Over an eight-year period from 2007 to 2014, the total stock returns of CX leaders outperformed both a portfolio of CX laggards and the S&P 500. Seems like a clear sign that CX performance is a key driver for business success. But when you crack open these portfolios, you find exceptions — like Borders and Comcast.
Borders ranked No. 2 in Forrester’s 2007 Customer Experience Index, yet its stock returned -50% for the year. Comcast on the other hand, famously known for bad CX, had a 60% return in 2013. These findings led Forrester to ask: Does customer experience really matter to business success?

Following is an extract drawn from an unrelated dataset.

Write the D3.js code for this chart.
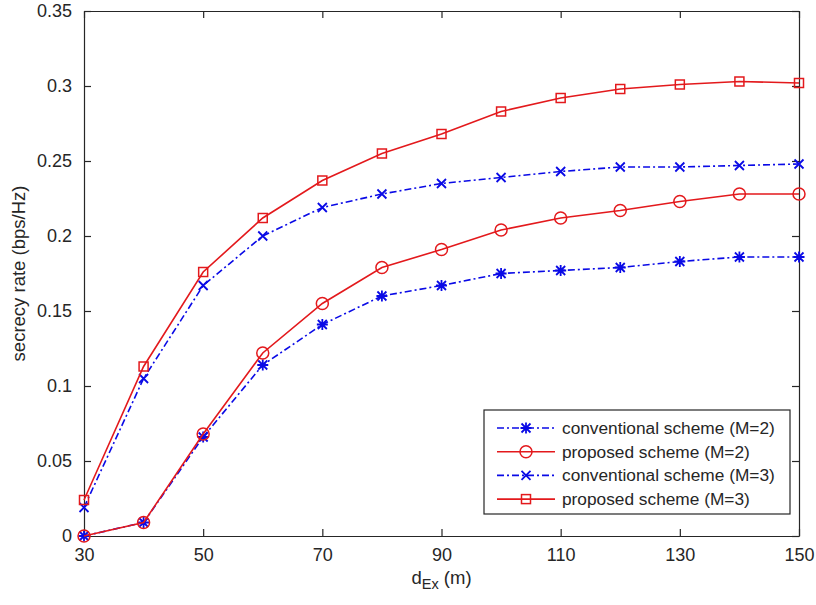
<!DOCTYPE html>
<html>
<head>
<meta charset="utf-8">
<script src="https://cdn.jsdelivr.net/npm/d3@7"></script>
<style>
  html, body { margin: 0; padding: 0; background: #fff; }
  svg { display: block; font-family: "Liberation Sans", Arial, sans-serif; }
</style>
</head>
<body>
<div id="chart"></div>
<script>
const distances = [30, 40, 50, 60, 70, 80, 90, 100, 110, 120, 130, 140, 150];
const convM2 = [0, 0.009, 0.066, 0.114, 0.141, 0.160, 0.167, 0.175, 0.177, 0.179, 0.183, 0.186, 0.186];
const propM2 = [0, 0.009, 0.068, 0.122, 0.155, 0.179, 0.191, 0.204, 0.212, 0.217, 0.223, 0.228, 0.228];
const convM3 = [0.019, 0.105, 0.167, 0.200, 0.219, 0.228, 0.235, 0.239, 0.243, 0.246, 0.246, 0.247, 0.248];
const propM3 = [0.024, 0.113, 0.176, 0.212, 0.237, 0.255, 0.268, 0.283, 0.292, 0.298, 0.301, 0.303, 0.302];
const xTicks = [30, 50, 70, 90, 110, 130, 150];
const yTicks = [0, 0.05, 0.1, 0.15, 0.2, 0.25, 0.3, 0.35];
const seriesNames = [
  "conventional scheme (M=2)",
  "proposed scheme (M=2)",
  "conventional scheme (M=3)",
  "proposed scheme (M=3)"
];

const WIDTH = 816;
const HEIGHT = 605;
const MARGIN = { top: 11, right: 17, bottom: 69, left: 84 };
const BLUE = "#0a0ae6";
const RED = "#e3191c";
const AXIS = "#262626";

const series = [
  { name: seriesNames[0], values: convM2, color: BLUE, dash: "7,3,2,3", marker: "star" },
  { name: seriesNames[1], values: propM2, color: RED, dash: null, marker: "circle" },
  { name: seriesNames[2], values: convM3, color: BLUE, dash: "7,3,2,3", marker: "x" },
  { name: seriesNames[3], values: propM3, color: RED, dash: null, marker: "square" }
];

const svg = d3.select("#chart").append("svg")
  .attr("width", WIDTH)
  .attr("height", HEIGHT);

const x = d3.scaleLinear().domain([30, 150]).range([MARGIN.left, WIDTH - MARGIN.right]);
const y = d3.scaleLinear().domain([0, 0.35]).range([HEIGHT - MARGIN.bottom, MARGIN.top]);

const fmt = (d) => (d === 0 ? "0" : String(+d.toFixed(2)));

// axes: ticks inward on all four sides, like a boxed plot
function styleAxis(g) {
  g.select(".domain").attr("stroke", AXIS).attr("stroke-width", 1.2);
  g.selectAll(".tick line").attr("stroke", AXIS).attr("stroke-width", 1.2);
  g.selectAll(".tick text").attr("fill", AXIS).attr("font-size", 18);
}

svg.append("g")
  .attr("transform", `translate(0,${y(0)})`)
  .call(d3.axisBottom(x).tickValues(xTicks).tickSizeInner(-7).tickSizeOuter(0).tickPadding(12).tickFormat(d3.format("d")))
  .call(styleAxis);

svg.append("g")
  .attr("transform", `translate(0,${y(0.35)})`)
  .call(d3.axisTop(x).tickValues(xTicks).tickSizeInner(-7).tickSizeOuter(0).tickFormat(""))
  .call(styleAxis);

svg.append("g")
  .attr("transform", `translate(${x(30)},0)`)
  .call(d3.axisLeft(y).tickValues(yTicks).tickSizeInner(-7).tickSizeOuter(0).tickPadding(12).tickFormat(fmt))
  .call(styleAxis);

svg.append("g")
  .attr("transform", `translate(${x(150)},0)`)
  .call(d3.axisRight(y).tickValues(yTicks).tickSizeInner(-7).tickSizeOuter(0).tickFormat(""))
  .call(styleAxis);

// axis labels
const xl = svg.append("text")
  .attr("x", x(90))
  .attr("y", 584)
  .attr("text-anchor", "middle")
  .attr("font-size", 18.5)
  .attr("fill", AXIS);
xl.append("tspan").text("d");
xl.append("tspan").attr("font-size", 14.5).attr("dy", 5).text("Ex");
xl.append("tspan").attr("dy", -5).text(" (m)");

svg.append("text")
  .attr("transform", `translate(25,${y(0.175)}) rotate(-90)`)
  .attr("text-anchor", "middle")
  .attr("font-size", 18.5)
  .attr("fill", AXIS)
  .text("secrecy rate (bps/Hz)");

function drawMarker(g, type, color) {
  if (type === "circle") {
    g.append("circle").attr("r", 6).attr("fill", "none").attr("stroke", color).attr("stroke-width", 1.5);
  } else if (type === "square") {
    g.append("rect").attr("x", -4.5).attr("y", -4.5).attr("width", 9).attr("height", 9)
      .attr("fill", "none").attr("stroke", color).attr("stroke-width", 1.5);
  } else if (type === "x") {
    g.append("path").attr("d", "M-4.5,-4.5L4.5,4.5M-4.5,4.5L4.5,-4.5")
      .attr("stroke", color).attr("stroke-width", 1.8).attr("fill", "none");
  } else if (type === "star") {
    g.append("path").attr("d", "M-4.5,-4.5L4.5,4.5M-4.5,4.5L4.5,-4.5M0,-5.5L0,5.5M-5.5,0L5.5,0")
      .attr("stroke", color).attr("stroke-width", 1.8).attr("fill", "none");
  }
}

const line = d3.line()
  .x((d, i) => x(distances[i]))
  .y((d) => y(d));

series.forEach((s) => {
  svg.append("path")
    .datum(s.values)
    .attr("d", line)
    .attr("fill", "none")
    .attr("stroke", s.color)
    .attr("stroke-width", 1.6)
    .attr("stroke-dasharray", s.dash);

  s.values.forEach((v, i) => {
    const g = svg.append("g").attr("transform", `translate(${x(distances[i])},${y(v)})`);
    drawMarker(g, s.marker, s.color);
  });
});

// legend
const legend = svg.append("g").attr("transform", "translate(484,410)");
legend.append("rect")
  .attr("width", 306)
  .attr("height", 104)
  .attr("fill", "#fff")
  .attr("stroke", AXIS)
  .attr("stroke-width", 1.2);

series.forEach((s, i) => {
  const row = legend.append("g").attr("transform", `translate(0,${18 + i * 23.7})`);
  row.append("line")
    .attr("x1", 13).attr("x2", 71)
    .attr("stroke", s.color)
    .attr("stroke-width", 1.6)
    .attr("stroke-dasharray", s.dash);
  drawMarker(row.append("g").attr("transform", "translate(42,0)"), s.marker, s.color);
  row.append("text")
    .attr("x", 78)
    .attr("y", 0)
    .attr("dy", "0.35em")
    .attr("font-size", 17.3)
    .attr("fill", AXIS)
    .text(s.name);
});
</script>
</body>
</html>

To find out, Forrester conducted a four-year analysis across five industries on the No. 1 priority for global business leaders: revenue growth. The result: CX leaders invariably crush CX laggards across the evaluated industries (cable, retail, airlines, wealth management, and healthcare), confirming that customer experience correlates to revenue growth. However, there is an exception: wide differences in revenue growth aren’t true for every industry (like healthcare). For CX to correlate to revenue growth, customers must be free to switch providers within the industry, and the providers must offer differentiated CX.

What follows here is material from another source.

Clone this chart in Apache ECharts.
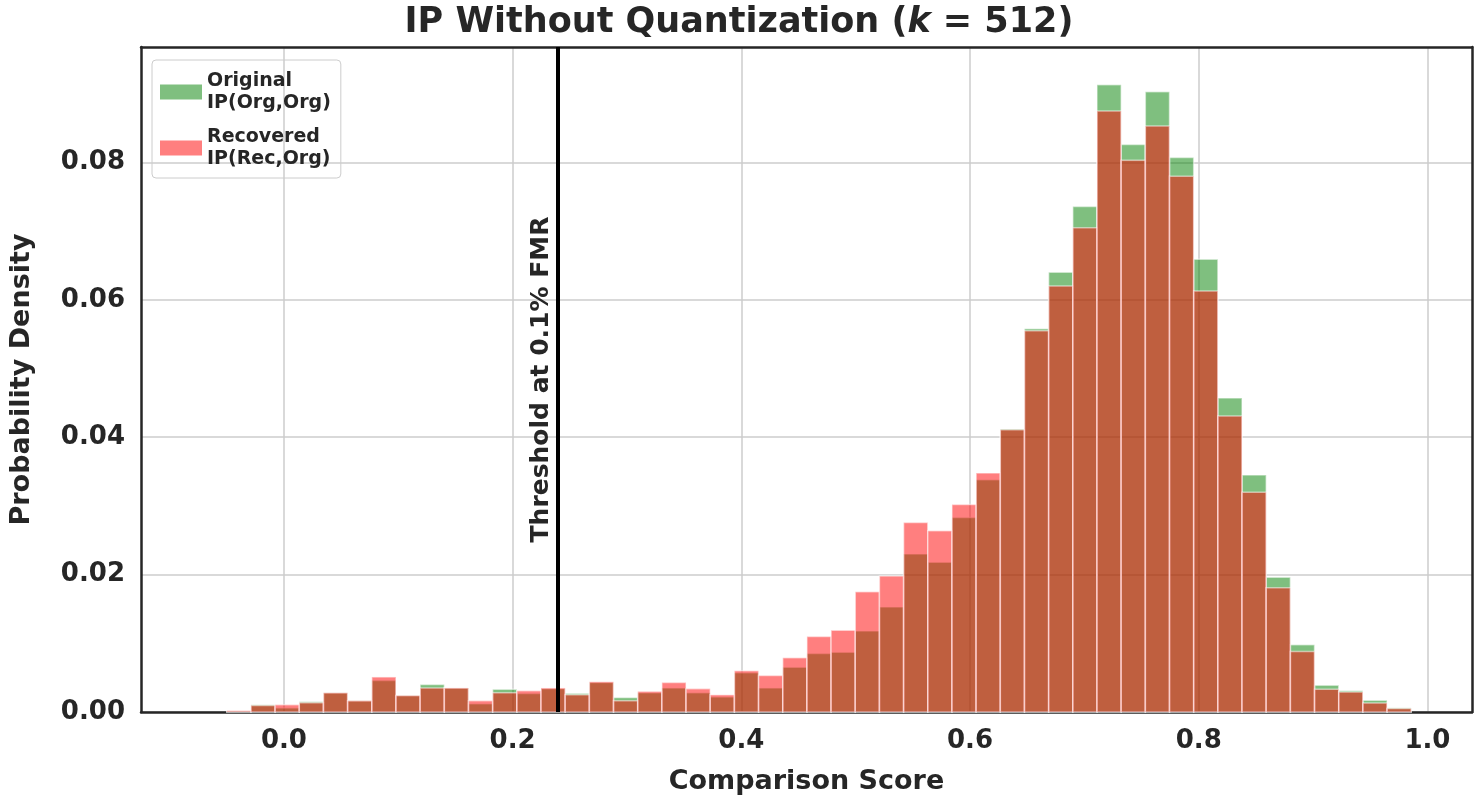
<!DOCTYPE html>
<html>
<head>
<meta charset="utf-8">
<script src="https://cdn.jsdelivr.net/npm/echarts@6/dist/echarts.min.js"></script>
<style>
  html, body { margin: 0; padding: 0; background: #fff; }
  #chart { width: 1478px; height: 802px; }
</style>
</head>
<body>
<div id="chart"></div>
<script>
// histogram bins: first edge and width
const binStart = -0.05;
const binWidth = 0.02114;

const originalDensity = [
    0.0001, 0.00105, 0.0006, 0.0015, 0.0028, 0.00165, 0.0046, 0.0024, 0.0040, 0.0035,
    0.0012, 0.0033, 0.0027, 0.0034, 0.0027, 0.0043, 0.0021, 0.0028, 0.0035, 0.0028,
    0.0022, 0.0057, 0.0035, 0.0065, 0.0085, 0.0087, 0.0118, 0.0153, 0.0230, 0.0218,
    0.0283, 0.0338, 0.0412, 0.0558, 0.0640, 0.0736, 0.0913, 0.0826, 0.0903, 0.0807,
    0.0659, 0.0457, 0.0345, 0.0196, 0.0098, 0.0039, 0.0031, 0.0017, 0.0006
];
const recoveredDensity = [
    0.0002, 0.00095, 0.00107, 0.00136, 0.0028, 0.00165, 0.0051, 0.0024, 0.0035, 0.0035,
    0.00165, 0.0028, 0.0031, 0.0035, 0.0025, 0.0044, 0.00165, 0.0030, 0.0043, 0.0034,
    0.0025, 0.0060, 0.0053, 0.0079, 0.0110, 0.0119, 0.0175, 0.0198, 0.0276, 0.0264,
    0.0302, 0.0348, 0.0411, 0.0555, 0.0620, 0.0705, 0.0875, 0.0803, 0.0853, 0.0780,
    0.0613, 0.0431, 0.0320, 0.0181, 0.0088, 0.0033, 0.0029, 0.0013, 0.0005
];
const xTicks = [0, 0.2, 0.4, 0.6, 0.8, 1.0];
const yTicks = [0, 0.02, 0.04, 0.06, 0.08];
const threshold = 0.2395;

const font = 'DejaVu Sans';
const dark = '#262626';

function toBins(values) {
    return values.map((v, i) => [binStart + i * binWidth, binStart + (i + 1) * binWidth, v]);
}

function renderBar(params, api) {
    const p0 = api.coord([api.value(0), 0]);
    const p1 = api.coord([api.value(1), api.value(2)]);
    return {
        type: 'rect',
        shape: { x: p0[0], y: p1[1], width: p1[0] - p0[0], height: p0[1] - p1[1] },
        style: { fill: api.visual('color'), opacity: 0.5, stroke: '#fff', lineWidth: 1.5 }
    };
}

const frameLine = { show: true, onZero: false, lineStyle: { color: dark, width: 2.5 } };

const chart = echarts.init(document.getElementById('chart'));
chart.setOption({
    animation: false,
    title: {
        text: '{b|IP Without Quantization (}{i|k}{b| = 512)}',
        left: 'center',
        top: 0,
        textStyle: {
            rich: {
                b: { fontFamily: font, fontWeight: 'bold', fontSize: 35, color: dark },
                i: { fontFamily: font, fontWeight: 'bold', fontStyle: 'italic', fontSize: 35, color: dark }
            }
        }
    },
    legend: {
        orient: 'vertical',
        left: 152,
        top: 60,
        padding: [10, 10, 8, 8],
        itemGap: 12,
        itemWidth: 42,
        itemHeight: 15,
        borderColor: '#ccc',
        borderWidth: 1,
        borderRadius: 4,
        textStyle: { fontFamily: font, fontWeight: 'bold', fontSize: 19, color: dark, lineHeight: 22 },
        data: [
            { name: 'Original\nIP(Org,Org)', icon: 'rect', itemStyle: { color: 'rgba(0,128,0,0.5)' } },
            { name: 'Recovered\nIP(Rec,Org)', icon: 'rect', itemStyle: { color: 'rgba(255,0,0,0.5)' } }
        ]
    },
    grid: { left: 140, right: 6, top: 47, bottom: 90 },
    xAxis: [
        {
            type: 'value',
            min: -0.125,
            max: 1.039,
            name: 'Comparison Score',
            nameLocation: 'middle',
            nameGap: 56,
            nameTextStyle: { fontFamily: font, fontWeight: 'bold', fontSize: 27, color: dark },
            axisLine: frameLine,
            axisTick: { show: false, customValues: xTicks },
            axisLabel: {
                customValues: xTicks,
                fontFamily: font, fontWeight: 'bold', fontSize: 26, color: dark, margin: 16,
                formatter: v => v.toFixed(1)
            },
            splitLine: { show: true, lineStyle: { color: '#cccccc', width: 1.5 } }
        },
        {
            type: 'value', position: 'top', min: -0.125, max: 1.039,
            axisLine: frameLine, axisTick: { show: false }, axisLabel: { show: false }, splitLine: { show: false }
        }
    ],
    yAxis: [
        {
            type: 'value',
            min: 0,
            max: 0.0968,
            name: 'Probability Density',
            nameLocation: 'middle',
            nameGap: 106,
            nameTextStyle: { fontFamily: font, fontWeight: 'bold', fontSize: 27, color: dark },
            axisLine: frameLine,
            axisTick: { show: false, customValues: yTicks },
            axisLabel: {
                customValues: yTicks,
                fontFamily: font, fontWeight: 'bold', fontSize: 26, color: dark, margin: 16,
                formatter: v => v.toFixed(2)
            },
            splitLine: { show: true, lineStyle: { color: '#cccccc', width: 1.5 } }
        },
        {
            type: 'value', position: 'right', min: 0, max: 0.0968,
            axisLine: frameLine, axisTick: { show: false }, axisLabel: { show: false }, splitLine: { show: false }
        }
    ],
    series: [
        {
            name: 'Original\nIP(Org,Org)',
            type: 'custom',
            renderItem: renderBar,
            itemStyle: { color: 'rgb(0,128,0)' },
            encode: { x: [0, 1], y: 2 },
            data: toBins(originalDensity)
        },
        {
            name: 'Recovered\nIP(Rec,Org)',
            type: 'custom',
            renderItem: renderBar,
            itemStyle: { color: 'rgb(255,0,0)' },
            encode: { x: [0, 1], y: 2 },
            data: toBins(recoveredDensity),
            markLine: {
                symbol: 'none',
                silent: true,
                lineStyle: { color: '#000', width: 4, type: 'solid' },
                label: {
                    show: true,
                    position: 'insideMiddleTop',
                    formatter: 'Threshold at 0.1% FMR',
                    fontFamily: font, fontWeight: 'bold', fontSize: 25, color: dark,
                    distance: 4
                },
                data: [[{ coord: [threshold, 0] }, { coord: [threshold, 0.0968] }]]
            }
        }
    ]
});
</script>
</body>
</html>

Here are a couple examples of revenue growth in industries where customers can freely switch providers:
Cable. CX leader AT&T U-Verse saw a 35% compound annual growth rate (CAGR) from 2010 to 2014, compared to Comcast’s 6%. The reason: AT&T saw double-digit growth among its Internet and video subscribers, while Comcast saw single-digit and negative growth, respectively.
Retail. Most direct competitors in retail have undifferentiated customer experience, yet online-only retailers far outpace traditional retailers when it comes to CX. As proxies for online CX versus offline CX, Forrester evaluated the leading online-only retailer, Amazon, with the largest traditional retailer, Wal-Mart. Amazon’s four-year US-revenue CAGR was 16 times that of Wal-Mart’s (31% to 2%). And perhaps more telling: Wal-Mart’s global online revenue for this same period grew 31%, while its brick-and-mortar sales remained flat.